Have I ever had a moment where I felt this writery before? I’m not sure that I have.
Sure, there’s
been moments where I’ve managed to feel like an actual writer, as opposed to a
person who works full time and who writes when they can. I’ve always had too
much respect for the professional writer to call myself one. Although you can
do that if you want, I won’t mind. I’m a writer, I know I am, but while I spend the majority of my week doing other things, I’ll never be able to shout it out with
much confidence.
But this Sunday
morning, I feel quite writery.
It’s a nice
feeling.
Why so, Ken? Why do you feel writery now as opposed to some other random time?
Well,
thank you for your question, Ken, you can sit down again now. It ain’t rocket
science. It’s just simply that there are quite a lot of writery things going on
right now and that tends to make me feel writery. You follow?
Take the upcoming two week period. We’re in rehearsal with three of my plays. We covered that last
week. Yesterday, I spent a lovely three hours with my good friend Paul Soye,
both of us with our metaphorical Fighting Words caps on, working with a bunch
of talented teens on their upcoming plays. From there, straight into a rehearsal
for Two for a Tenor with Donna, Vivienne, Eamon, and Brendan, where I had the
rare experience of laughing until I cried. Today, at one, we have a rehearsal
of ‘Conception, Pregnancy, and Bert, with the three busiest actors in that play, Katie, Matthew,
and Charlie. On Friday I was on the radio talking about the plays. Me… on the
radio. Who’d have thunk it? This week there will be three separate rehearsal sessions,
four if we can make Saturday work. It’s not easy, there’s a cast of fourteen across
all three plays and everybody has their own lives and responsibilities to constantly
corral.
Incidentially, if you'd like to come see the plays, pre-booking is highly recommended and you can do it here.
Then, as if all that weren’t enough, the wonderful Wild Atlantic Words week is about to kick
off here in Castlebar. On Wednesday, I get to present the Poem and a Pint
evening, which is one of my favourite moments of any given year and then, to
round off the working week, there’s this. I get to introduce my good friend Sally
Rooney for her in-person reading from ‘Intermezzo’ in the Festival Dome. I’ve
never previously been involved in an event which was booked out in forty
seconds. It's quite something. I’m understandably very excited about this, and there have been many happy
moments spent over the last few months where I mulled over what on Earth I might
say. I think I’ve got it largely figured out now so that’s a bit of a relief.
So, hey, I think,
overall, it’s forgivable if I feel a bit writerly.
I hope,
when it’s all over, in a few weeks’ time, the memory of all this fun and excitement
will stay with me and drive me on to complete my next writing thing. So that I
can perhaps get to experience some more of this very good stuff in the coming
years.
Thanks to
everyone who continues to put their faith in me to deliver on these enviable responsibilities.

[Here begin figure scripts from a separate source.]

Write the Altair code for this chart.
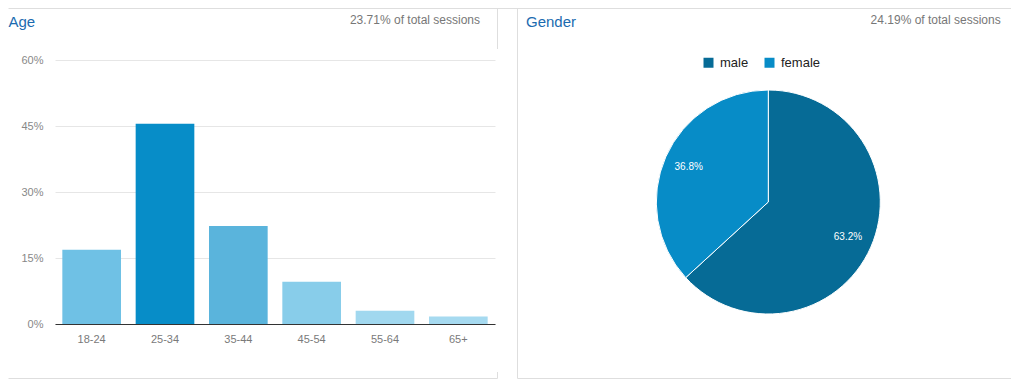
import altair as alt
import pandas as pd

# ---------------- data ----------------
age_groups = ["18-24", "25-34", "35-44", "45-54", "55-64", "65+"]
age_share = [0.169, 0.455, 0.223, 0.096, 0.030, 0.017]
y_ticks = [0, 0.15, 0.30, 0.45, 0.60]

genders = ["male", "female"]
gender_share = [0.632, 0.368]

age_total_text = "23.71% of total sessions"
gender_total_text = "24.19% of total sessions"

# ---------------- styles ----------------
age_colors = ["#6fc1e5", "#078dc8", "#5ab4dc", "#88cdea", "#a1d8ef", "#a6daf0"]
gender_colors = ["#066b96", "#078cc7"]
FONT = "Liberation Sans"
TITLE_COLOR = "#1b6bb0"
BORDER = "#dedede"
W, H = 1003, 371

age_df = pd.DataFrame({"age": age_groups, "share": age_share})
gender_df = pd.DataFrame({"gender": genders, "share": gender_share,
                          "order": list(range(len(genders)))})
one = alt.Data(values=[{"k": 0}])

# ---------------- bar chart ----------------
bars = alt.Chart(age_df).mark_bar().encode(
    x=alt.X("age:N", sort=age_groups,
            scale=alt.Scale(range=[47, 487], paddingInner=0.2, paddingOuter=0.1),
            axis=alt.Axis(title=None, labelAngle=0, ticks=False, tickSize=0,
                          domainColor="#333333", labelPadding=9, offset=-55,
                          labelColor="#7a7a7a", labelFontSize=11, labelFont=FONT,
                          grid=False)),
    y=alt.Y("share:Q",
            scale=alt.Scale(domain=[0, 0.6], range=[316, 52], nice=False),
            axis=alt.Axis(title=None, values=y_ticks, format=".0%", domain=False,
                          ticks=False, tickSize=0, offset=-35, labelPadding=0,
                          labelColor="#888888", labelFontSize=11, labelFont=FONT,
                          grid=True, gridColor="#e6e6e6")),
    color=alt.Color("age:N", sort=age_groups,
                    scale=alt.Scale(domain=age_groups, range=age_colors),
                    legend=None),
)

# ---------------- pie chart ----------------
pie_base = alt.Chart(gender_df).encode(
    theta=alt.Theta("share:Q", stack=True),
    order=alt.Order("order:Q"),
)
arcs = pie_base.mark_arc(outerRadius=112, stroke="white", strokeWidth=1).encode(
    x=alt.value(760.3), y=alt.value(194),
    color=alt.Color("gender:N", sort=genders,
                    scale=alt.Scale(domain=genders, range=gender_colors),
                    legend=alt.Legend(title=None, orient="none", direction="horizontal",
                                      legendX=694, legendY=48, padding=0,
                                      symbolType="square", symbolSize=100,
                                      symbolStrokeWidth=0, labelOffset=5,
                                      columnPadding=14, labelFontSize=13,
                                      labelFont=FONT, labelColor="#222222")),
)
pie_labels = pie_base.mark_text(radius=87, fontSize=10, font=FONT, color="white").encode(
    x=alt.value(760.3), y=alt.value(194),
    text=alt.Text("share:Q", format=".1%"),
)

# ---------------- titles ----------------
def label(txt, x, y, size, color, align="left"):
    return alt.Chart(one).mark_text(align=align, baseline="alphabetic", font=FONT,
                                    fontSize=size, color=color).encode(
        x=alt.value(x), y=alt.value(y), text=alt.value(txt))

titles = [
    label("Age", 0.5, 18.7, 15, TITLE_COLOR),
    label("Gender", 518, 19, 15, TITLE_COLOR),
    label(age_total_text, 472, 16.3, 12, "#777777", "right"),
    label(gender_total_text, 992.7, 16.3, 12, "#777777", "right"),
]

# ---------------- panel borders ----------------
def hline(x1, x2, y):
    return alt.Chart(one).mark_rule(color=BORDER, strokeWidth=1, orient="horizontal").encode(
        x=alt.value(x1), x2=alt.value(x2), y=alt.value(y))

def vline(x, y1, y2):
    return alt.Chart(one).mark_rule(color=BORDER, strokeWidth=1, orient="vertical").encode(
        x=alt.value(x), y=alt.value(y1), y2=alt.value(y2))

borders = [
    hline(0.5, W, 0.5),
    vline(489.5, 0.5, 41),
    vline(489.5, 364, H - 0.5),
    hline(0.5, 489.5, H - 0.5),
    vline(509.5, 0.5, H - 0.5),
    hline(509.5, W, H - 0.5),
]

chart = alt.layer(*borders, bars, arcs, pie_labels, *titles).resolve_scale(
    color="independent"
).properties(
    width=W, height=H, padding=0,
    autosize=alt.AutoSizeParams(type="none"),
).configure(font=FONT).configure_view(strokeWidth=0, stroke="transparent")

chart.save("out.html", embed_options={"renderer": "svg", "actions": False})
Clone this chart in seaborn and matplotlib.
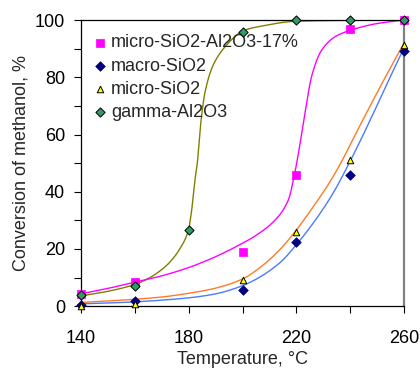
import numpy as np
import pandas as pd
import seaborn as sns
import matplotlib
matplotlib.use('Agg')
import matplotlib.pyplot as plt
from matplotlib.ticker import FixedLocator, MultipleLocator

# measured points
t_six = [140, 160, 200, 220, 240, 260]
t_all = [140, 160, 180, 200, 220, 240, 260]
conv_sial = [4.1, 8.6, 19.1, 45.7, 96.8, 100]
conv_macro = [0.3, 1.9, 5.7, 22.4, 45.7, 89.3]
conv_micro = [0.1, 0.6, 9.3, 25.9, 51.2, 91.3]
conv_gamma = [3.8, 7.2, 26.7, 96.0, 100, 100, 100]

# fitted curves
fit_gamma_t = [140, 150, 160, 165.6, 170, 173.1, 177, 179.9, 181.1, 182.3, 183.3, 183.9,
               184.8, 186.1, 189.1, 194.1, 200.3, 206.5, 220, 240, 260]
fit_gamma_c = [3.6, 5.2, 7.6, 10.0, 12.8, 15.5, 20.5, 26.6, 33.6, 44, 51, 58,
               66.8, 75, 84.3, 91.3, 96.3, 97.8, 99.6, 99.9, 100]
fit_sial_t = [140, 150, 160, 170, 180, 190, 199, 204.6, 212.1, 217, 219.5, 221.4,
              223.2, 225.7, 229.4, 234.4, 240.6, 250, 260]
fit_sial_c = [4.3, 6.2, 8.4, 10.6, 13.5, 17.3, 21.5, 24.5, 30.1, 37.1, 47.0, 57.0,
              67.5, 80.5, 89.5, 94.2, 96.6, 98.8, 100]
fit_micro_t = [140, 150, 160, 170, 180, 190, 200, 206.5, 213.9, 219.5, 226.3, 232.5,
               236.2, 241.8, 247.4, 253.6, 260]
fit_micro_c = [1.3, 1.8, 2.4, 3.2, 4.5, 6.3, 9.5, 13.5, 19.8, 26.0, 34.8, 43.5,
               49.5, 59.8, 70.0, 81.0, 92.0]
fit_macro_t = [140, 150, 160, 170, 180, 190, 199, 204.6, 213.9, 220, 227.6, 233.7,
               239.9, 247.4, 253.6, 260]
fit_macro_c = [0.8, 1.1, 1.5, 2.1, 2.9, 4.3, 6.8, 9.2, 15.2, 21.5, 30.8, 39.6,
               50.5, 65.0, 77.6, 90.3]


def smooth(tx, cy, n=400):
    # monotone cubic through the read-off curve points, only for drawing
    x = np.asarray(tx, float)
    y = np.asarray(cy, float)
    h = np.diff(x)
    d = np.diff(y) / h
    m = np.zeros_like(y)
    m[0], m[-1] = d[0], d[-1]
    for k in range(1, len(x) - 1):
        if d[k - 1] * d[k] > 0:
            w1 = 2 * h[k] + h[k - 1]
            w2 = h[k] + 2 * h[k - 1]
            m[k] = (w1 + w2) / (w1 / d[k - 1] + w2 / d[k])
    xs = np.linspace(x[0], x[-1], n)
    i = np.clip(np.searchsorted(x, xs) - 1, 0, len(x) - 2)
    s = (xs - x[i]) / h[i]
    h00 = 2 * s**3 - 3 * s**2 + 1
    h10 = s**3 - 2 * s**2 + s
    h01 = -2 * s**3 + 3 * s**2
    h11 = s**3 - s**2
    ys = h00 * y[i] + h10 * h[i] * m[i] + h01 * y[i + 1] + h11 * h[i] * m[i + 1]
    return xs, ys


sns.set_style('ticks')
plt.rcParams['font.family'] = ['Liberation Sans', 'DejaVu Sans']

fig = plt.figure(figsize=(4.2, 3.72), dpi=100)
ax = fig.add_axes([0.193, 0.177, 0.769, 0.769])

for tx, cy, col in [(fit_gamma_t, fit_gamma_c, '#808000'),
                    (fit_sial_t, fit_sial_c, '#FF00FF'),
                    (fit_micro_t, fit_micro_c, '#FF7A26'),
                    (fit_macro_t, fit_macro_c, '#4A7BFF')]:
    xs, ys = smooth(tx, cy)
    sns.lineplot(x=xs, y=ys, color=col, lw=1.0, sort=False, ax=ax)

sns.scatterplot(x=t_six, y=conv_sial, marker='s', s=34, color='#FF00FF', edgecolor='#FF00FF',
                linewidth=0.5, label='micro-SiO2-Al2O3-17%', ax=ax, zorder=5, clip_on=False)
sns.scatterplot(x=t_six, y=conv_macro, marker='D', s=24, color='#000080', edgecolor='#000080',
                linewidth=0.5, label='macro-SiO2', ax=ax, zorder=6, clip_on=False)
sns.scatterplot(x=t_six, y=conv_micro, marker='^', s=22, color='#FFFF00', edgecolor='black',
                linewidth=0.7, label='micro-SiO2', ax=ax, zorder=7, clip_on=False)
sns.scatterplot(x=t_all, y=conv_gamma, marker='D', s=22, color='#339966', edgecolor='black',
                linewidth=0.7, label='gamma-Al2O3', ax=ax, zorder=8, clip_on=False)

ax.set_xlim(140, 260)
ax.set_ylim(0, 100)
ax.xaxis.set_major_locator(FixedLocator([140, 180, 220, 260]))
ax.xaxis.set_minor_locator(FixedLocator([160, 200, 240]))
ax.yaxis.set_major_locator(MultipleLocator(20))
ax.yaxis.set_minor_locator(MultipleLocator(10))
ax.tick_params(which='both', direction='out', labelsize=13, colors='black', width=0.8, length=5)
ax.tick_params(axis='y', pad=6.5)
ax.tick_params(axis='x', pad=12)

for side in ['left', 'bottom', 'top']:
    ax.spines[side].set_color('black')
    ax.spines[side].set_linewidth(0.9)
ax.spines['right'].set_color('#808080')
ax.spines['right'].set_linewidth(1.6)

ax.set_xlabel('Temperature, °C', fontsize=13, labelpad=3)
ax.set_ylabel('Conversion of methanol, %', fontsize=13, labelpad=4)

ax.legend(loc='upper left', bbox_to_anchor=(0.043, 0.95), frameon=False, fontsize=13,
          handlelength=0.6, handletextpad=0.3, labelspacing=0.34, borderpad=0,
          borderaxespad=0)

fig.savefig('out.png', dpi=100)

I’m not sure how I’ll do. I never really am. I can only promise that I will try my very best.
And that I
will love the trying.
2 comments:
40 seconds! That explains it :)
Now see here this is me feeling jealous again. I'm pleased for you, dead pleased, but there's still a wee bit of jealousy. I mean we have a theatre in Cumbernauld apparently, not that I've any idea where it is and there might even be a lively wee literary scene on the go but we've been here four years in November and I've not been farther than the doctor's to the north, Asda to the east, the bottle bank to the south and the train station to the west. I exaggerate for effect but you get my drift. Most weeks I don't farther than my back gate. The big world is just too… big. So I live my life vicariously through the likes of you. You didn't happen to tape that radio show, did you? Or is it available as a podcast?